**WHAT YOU NEED TO DO**
Below are entries. Give back exactly the lines from the one containing "Write the React, TypeScript" through the one containing "import * as", inclusive, without the pictures.

--- START RECORD SET ---

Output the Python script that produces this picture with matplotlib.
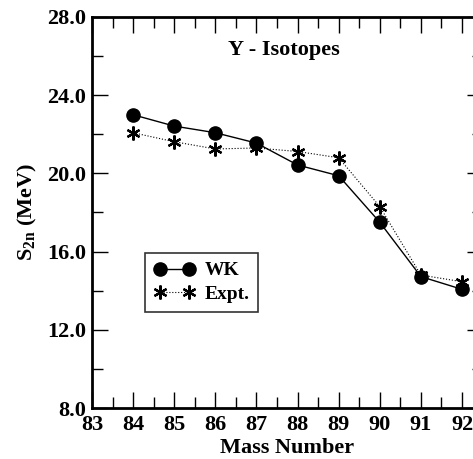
import numpy as np
import matplotlib
matplotlib.use("Agg")
import matplotlib.pyplot as plt
from matplotlib.ticker import MultipleLocator, FormatStrFormatter

plt.rcParams['font.family'] = ['Liberation Serif', 'DejaVu Serif']
plt.rcParams['font.weight'] = 'bold'
plt.rcParams['mathtext.fontset'] = 'custom'
plt.rcParams['mathtext.rm'] = 'Liberation Serif:bold'
plt.rcParams['mathtext.bf'] = 'Liberation Serif:bold'
plt.rcParams['mathtext.it'] = 'Liberation Serif:bold'

# mass numbers and S2n values (MeV)
mass = [84, 85, 86, 87, 88, 89, 90, 91, 92]
s2n_wk = [23.0, 22.42, 22.08, 21.55, 20.43, 19.88, 17.5, 14.72, 14.07]
s2n_expt = [22.08, 21.62, 21.25, 21.3, 21.12, 20.8, 18.3, 14.8, 14.46]

fig = plt.figure(figsize=(4.73, 4.59), dpi=100)
ax = fig.add_axes([92/473, 51/459, 391/473, 391/459])

ax.plot(mass, s2n_wk, color="black", linewidth=1.0, linestyle="-",
        marker="o", markersize=9.5, label="WK")
ax.plot(mass, s2n_expt, color="black", linewidth=0.8, linestyle=":",
        marker=(6, 2, 0), markersize=10, markeredgewidth=1.6, label="Expt.")

ax.set_xlim(83, 92.51)
ax.set_ylim(8, 28)
ax.xaxis.set_major_locator(MultipleLocator(1))
ax.xaxis.set_minor_locator(MultipleLocator(0.5))
ax.yaxis.set_major_locator(MultipleLocator(4))
ax.yaxis.set_minor_locator(MultipleLocator(2))
ax.yaxis.set_major_formatter(FormatStrFormatter('%.1f'))
ax.tick_params(which='both', direction='in', top=True, right=True,
               labelsize=16, width=1.0)
ax.tick_params(which='major', length=11.5, pad=4)
ax.tick_params(which='minor', length=8)
ax.tick_params(axis='x', pad=5)
for s in ax.spines.values():
    s.set_linewidth(2)

ax.set_xlabel("Mass Number", fontsize=16, fontweight='bold', labelpad=2)
ax.set_ylabel(r"S$_{\mathbf{2n}}$ (MeV)", fontsize=16, fontweight='bold', labelpad=6)

ax.text(87.67, 26.3, "Y - Isotopes", fontsize=16, fontweight='bold',
        ha='center', va='center')

leg = ax.legend(loc="upper left", bbox_to_anchor=(53/391, (408-253)/391),
                frameon=True, fancybox=False, edgecolor="black", fontsize=14,
                numpoints=2, handlelength=2.1, borderpad=0.45, labelspacing=0.3,
                handletextpad=0.5, borderaxespad=0)
leg.get_frame().set_linewidth(1.2)

plt.savefig("out.png", dpi=100)
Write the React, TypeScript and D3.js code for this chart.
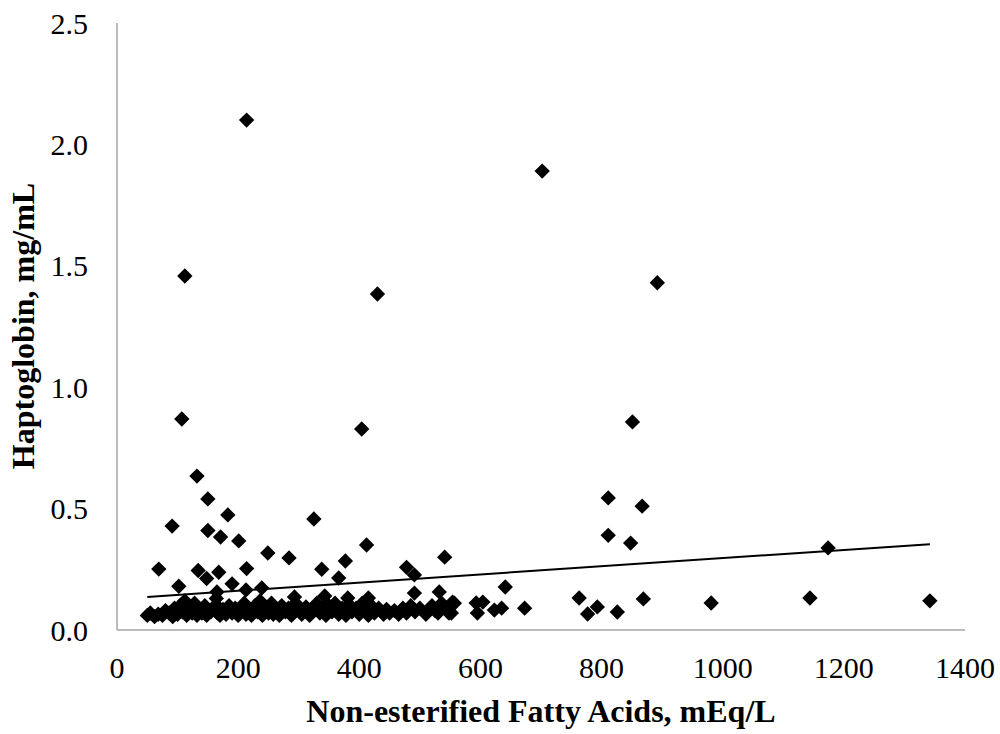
import React from "react";
import * as d3 from "d3";

// Non-esterified fatty acids (mEq/L) vs haptoglobin (mg/mL)
const nefa: number[] = [
  214, 702, 112, 430, 892, 107, 404, 851, 132, 150, 183, 91, 325, 150, 171, 201,
  811, 867, 811, 848, 412, 249, 284, 541, 69, 134, 148, 168, 214, 190, 102, 213,
  239, 165, 293, 338, 377, 366, 478, 491, 343, 381, 415, 491, 532, 554, 641,
  50, 55, 62, 68, 75, 80, 86, 92, 95, 100, 104, 108, 112, 115, 120, 124, 128, 132, 136, 140, 145, 148,
  155, 160, 164, 165, 166, 170, 175, 180, 185, 190, 195, 200, 205, 210, 213, 218, 222, 228, 232, 236, 240, 245, 250,
  255, 258, 263, 268, 272, 278, 283, 288, 295, 300, 305, 312, 318, 322, 330, 335, 340, 345, 350,
  355, 360, 366, 372, 378, 383, 388, 395, 400, 405, 410, 415, 420, 425, 432, 440, 445, 450,
  458, 465, 472, 478, 485, 492, 500, 510, 520, 525, 530, 536, 542, 548, 552, 557,
  593, 604, 595, 623, 635, 673, 763, 777, 793, 826, 869, 981, 1144, 1174, 1342,
];
const hapto: number[] = [
  2.1, 1.89, 1.458, 1.384, 1.43, 0.869, 0.828, 0.857, 0.634, 0.54, 0.474, 0.428, 0.457, 0.41, 0.383, 0.367,
  0.544, 0.51, 0.39, 0.358, 0.35, 0.317, 0.297, 0.3, 0.251, 0.245, 0.212, 0.238, 0.253, 0.19, 0.18, 0.165,
  0.173, 0.157, 0.136, 0.25, 0.284, 0.214, 0.258, 0.227, 0.14, 0.132, 0.132, 0.152, 0.157, 0.115, 0.177,
  0.06, 0.07, 0.055, 0.065, 0.06, 0.08, 0.07, 0.055, 0.09, 0.065, 0.1, 0.075, 0.12, 0.06, 0.09, 0.07, 0.11, 0.06, 0.085, 0.07, 0.1, 0.06,
  0.075, 0.095, 0.13, 0.1, 0.07, 0.06, 0.085, 0.065, 0.1, 0.07, 0.09, 0.06, 0.08, 0.11, 0.065, 0.09, 0.06, 0.1, 0.075, 0.12, 0.06, 0.09, 0.07,
  0.11, 0.065, 0.085, 0.06, 0.1, 0.075, 0.09, 0.06, 0.11, 0.08, 0.065, 0.095, 0.06, 0.08, 0.11, 0.07, 0.09, 0.06, 0.1,
  0.075, 0.11, 0.065, 0.09, 0.06, 0.105, 0.075, 0.09, 0.065, 0.11, 0.08, 0.06, 0.1, 0.07, 0.09, 0.065, 0.085, 0.07,
  0.08, 0.065, 0.09, 0.07, 0.1, 0.075, 0.09, 0.065, 0.1, 0.08, 0.07, 0.11, 0.09, 0.07, 0.07, 0.11,
  0.111, 0.115, 0.07, 0.082, 0.09, 0.09, 0.132, 0.066, 0.095, 0.074, 0.128, 0.111, 0.132, 0.338, 0.12,
];

const xTicks: number[] = [0, 200, 400, 600, 800, 1000, 1200, 1400];
const yTicks: number[] = [0, 0.5, 1.0, 1.5, 2.0, 2.5];

// linear trend line: y = intercept + slope * x
const trendIntercept = 0.128;
const trendSlope = 0.000168;

const xTitle = "Non-esterified Fatty Acids, mEq/L";
const yTitle = "Haptoglobin, mg/mL";

export default function App() {
  const W = 1000;
  const H = 734;
  const left = 117;
  const right = 965;
  const top = 23;
  const bottom = 630;
  const x = d3.scaleLinear().domain([0, 1400]).range([left, right]);
  const y = d3.scaleLinear().domain([0, 2.5]).range([bottom, top]);
  const sym = d3.symbol().type(d3.symbolSquare).size(118)() as string;
  const font = "'Liberation Serif', 'Times New Roman', serif";
  const xMin = d3.min(nefa) as number;
  const xMax = d3.max(nefa) as number;
  const trend = d3.line<number>()
    .x((v) => x(v))
    .y((v) => y(trendIntercept + trendSlope * v))([xMin, xMax]) as string;

  return (
    <svg
      width={W}
      height={H}
      style={{ position: "absolute", left: 0, top: 0, background: "#fff" }}
      fontFamily={font}
    >
      <rect x={0} y={0} width={W} height={H} fill="#fff" />
      <line x1={left} x2={left} y1={top} y2={bottom} stroke="#a6a6a6" strokeWidth={1.5} />
      <line x1={left} x2={right} y1={bottom} y2={bottom} stroke="#a6a6a6" strokeWidth={1.5} />
      {yTicks.map((t) => (
        <text key={"y" + t} x={88} y={y(t)} dy="0.35em" textAnchor="end" fontSize={30} fill="#000">
          {t.toFixed(1)}
        </text>
      ))}
      {xTicks.map((t) => (
        <text key={"x" + t} x={x(t)} y={678} textAnchor="middle" fontSize={30} fill="#000">
          {t}
        </text>
      ))}
      {nefa.map((v, i) => (
        <path
          key={"p" + i}
          d={sym}
          transform={`translate(${x(v)},${y(hapto[i])}) rotate(45)`}
          fill="#000"
        />
      ))}
      <path d={trend} stroke="#000" strokeWidth={2} fill="none" />
      <text x={(left + right) / 2} y={722} textAnchor="middle" fontSize={32} fontWeight="bold" fill="#000">
        {xTitle}
      </text>
      <text
        transform={`translate(34,326) rotate(-90)`}
        textAnchor="middle"
        fontSize={32}
        fontWeight="bold"
        fill="#000"
      >
        {yTitle}
      </text>
    </svg>
  );
}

--- END RECORD SET ---

**RESULT OF THIS EXERCISE**
Write the React, TypeScript and D3.js code for this chart.
import React from "react";
import * as d3 from "d3";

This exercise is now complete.